Il suit de-là que si un grand état a pour héritier le possesseur d’un grand état, le premier peut fort bien l’exclure, parce qu’il est utile à tous les deux états que l’ordre de la succession soit changé. Ainsi la loi de Russie faite au commencement du regne d’Elisabeth, exclut-elle très-prudemment tout héritier qui posséderoit une autre monarchie : ainsi la loi de Portugal rejette-t-elle tout étranger qui seroit appellé à la couronne par le droit du sang.

Que si une nation peut exclure, elle a à plus forte raison le droit de faire renoncer.

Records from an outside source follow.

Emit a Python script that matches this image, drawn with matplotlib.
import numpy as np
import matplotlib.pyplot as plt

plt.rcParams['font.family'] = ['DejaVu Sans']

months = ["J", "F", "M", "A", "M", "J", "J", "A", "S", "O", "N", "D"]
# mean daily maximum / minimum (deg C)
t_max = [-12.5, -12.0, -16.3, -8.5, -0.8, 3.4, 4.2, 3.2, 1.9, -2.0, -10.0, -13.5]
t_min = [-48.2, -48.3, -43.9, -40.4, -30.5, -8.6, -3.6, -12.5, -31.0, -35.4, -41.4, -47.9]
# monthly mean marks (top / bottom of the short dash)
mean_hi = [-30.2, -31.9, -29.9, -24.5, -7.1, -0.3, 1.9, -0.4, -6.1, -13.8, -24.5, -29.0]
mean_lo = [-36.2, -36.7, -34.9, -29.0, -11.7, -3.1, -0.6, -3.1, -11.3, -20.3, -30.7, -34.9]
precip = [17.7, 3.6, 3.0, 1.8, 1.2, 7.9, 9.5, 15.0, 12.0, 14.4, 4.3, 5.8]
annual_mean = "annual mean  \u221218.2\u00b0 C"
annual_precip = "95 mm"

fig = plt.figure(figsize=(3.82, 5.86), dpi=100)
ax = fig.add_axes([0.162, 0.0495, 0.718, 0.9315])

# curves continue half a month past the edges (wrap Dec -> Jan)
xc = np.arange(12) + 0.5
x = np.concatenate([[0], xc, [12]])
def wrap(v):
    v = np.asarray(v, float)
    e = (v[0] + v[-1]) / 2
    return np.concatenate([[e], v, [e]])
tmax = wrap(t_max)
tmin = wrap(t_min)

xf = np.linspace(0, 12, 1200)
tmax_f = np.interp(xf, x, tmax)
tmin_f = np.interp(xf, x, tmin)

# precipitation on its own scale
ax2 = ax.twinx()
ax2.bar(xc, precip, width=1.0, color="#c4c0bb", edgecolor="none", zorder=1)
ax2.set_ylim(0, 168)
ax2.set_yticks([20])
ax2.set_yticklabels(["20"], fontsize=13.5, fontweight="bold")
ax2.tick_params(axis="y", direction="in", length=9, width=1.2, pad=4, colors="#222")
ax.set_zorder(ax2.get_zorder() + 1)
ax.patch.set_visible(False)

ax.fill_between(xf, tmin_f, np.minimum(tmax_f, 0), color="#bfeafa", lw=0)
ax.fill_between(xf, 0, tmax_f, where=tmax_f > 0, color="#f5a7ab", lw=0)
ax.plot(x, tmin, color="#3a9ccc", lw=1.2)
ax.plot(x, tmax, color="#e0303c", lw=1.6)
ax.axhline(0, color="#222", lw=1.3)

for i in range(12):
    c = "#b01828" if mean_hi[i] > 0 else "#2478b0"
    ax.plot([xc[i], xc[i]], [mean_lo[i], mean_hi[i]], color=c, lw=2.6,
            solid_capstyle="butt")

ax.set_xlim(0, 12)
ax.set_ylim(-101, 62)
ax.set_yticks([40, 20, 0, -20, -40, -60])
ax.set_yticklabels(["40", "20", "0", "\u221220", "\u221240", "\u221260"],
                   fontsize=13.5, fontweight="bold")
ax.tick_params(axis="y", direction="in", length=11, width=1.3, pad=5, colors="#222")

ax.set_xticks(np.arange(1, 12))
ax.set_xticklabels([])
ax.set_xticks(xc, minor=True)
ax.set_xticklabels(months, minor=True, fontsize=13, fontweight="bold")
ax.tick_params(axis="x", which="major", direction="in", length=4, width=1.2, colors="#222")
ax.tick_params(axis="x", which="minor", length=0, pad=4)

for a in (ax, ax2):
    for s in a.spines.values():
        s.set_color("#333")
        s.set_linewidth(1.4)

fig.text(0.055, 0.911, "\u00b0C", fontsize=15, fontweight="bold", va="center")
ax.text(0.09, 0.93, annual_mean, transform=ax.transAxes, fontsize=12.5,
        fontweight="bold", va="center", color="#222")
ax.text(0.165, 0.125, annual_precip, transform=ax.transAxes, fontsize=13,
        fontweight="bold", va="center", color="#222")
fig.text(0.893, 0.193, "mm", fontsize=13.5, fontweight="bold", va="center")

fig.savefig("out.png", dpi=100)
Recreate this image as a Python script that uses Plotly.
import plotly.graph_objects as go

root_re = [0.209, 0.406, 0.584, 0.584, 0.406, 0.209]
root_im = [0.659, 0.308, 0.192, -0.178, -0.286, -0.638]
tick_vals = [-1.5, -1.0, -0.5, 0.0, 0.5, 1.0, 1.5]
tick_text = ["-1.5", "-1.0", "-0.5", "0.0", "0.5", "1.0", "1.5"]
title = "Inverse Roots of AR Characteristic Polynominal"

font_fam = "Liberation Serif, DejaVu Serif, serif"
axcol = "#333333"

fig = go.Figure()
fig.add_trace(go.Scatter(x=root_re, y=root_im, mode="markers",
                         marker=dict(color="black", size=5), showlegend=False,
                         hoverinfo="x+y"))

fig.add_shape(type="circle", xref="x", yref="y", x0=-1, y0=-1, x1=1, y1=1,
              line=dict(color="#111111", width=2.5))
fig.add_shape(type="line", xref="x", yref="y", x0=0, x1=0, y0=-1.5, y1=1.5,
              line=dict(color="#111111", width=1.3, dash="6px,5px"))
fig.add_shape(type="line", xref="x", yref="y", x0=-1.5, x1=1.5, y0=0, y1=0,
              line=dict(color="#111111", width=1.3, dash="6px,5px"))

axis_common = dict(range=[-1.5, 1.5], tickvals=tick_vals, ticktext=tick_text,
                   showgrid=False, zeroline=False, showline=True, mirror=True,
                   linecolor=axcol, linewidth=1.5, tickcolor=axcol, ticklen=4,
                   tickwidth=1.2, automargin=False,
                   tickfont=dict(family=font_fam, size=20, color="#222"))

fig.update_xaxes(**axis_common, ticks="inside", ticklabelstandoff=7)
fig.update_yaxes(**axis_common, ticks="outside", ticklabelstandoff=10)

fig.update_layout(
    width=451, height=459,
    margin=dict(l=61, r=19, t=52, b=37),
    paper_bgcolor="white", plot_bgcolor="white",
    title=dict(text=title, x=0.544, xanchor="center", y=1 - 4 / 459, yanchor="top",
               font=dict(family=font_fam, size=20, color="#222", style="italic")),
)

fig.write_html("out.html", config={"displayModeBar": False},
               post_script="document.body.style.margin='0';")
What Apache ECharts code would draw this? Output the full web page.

Si elle craint qu’un certain mariage n’ait des suites qui puissent lui faire perdre son indépendance ou la jeter dans un partage, elle pourra fort bien faire renoncer les contractans, & ceux qui naîtront d’eux, à tous les droits qu’ils auroient sur elle ; & celui qui renonce, & ceux contre qui on renonce, pourront d’autant moins se plaindre, que l’état auroit pu faire une loi pour les exclure.


  1. Voyez ci-dessus, liv. V. chap. xiv ; liv. VIII. chap. xvi, xvii, xviii, xix & xx ; liv. IX. chap. iv, v, vi & vii ; & liv. X. chap. ix & x.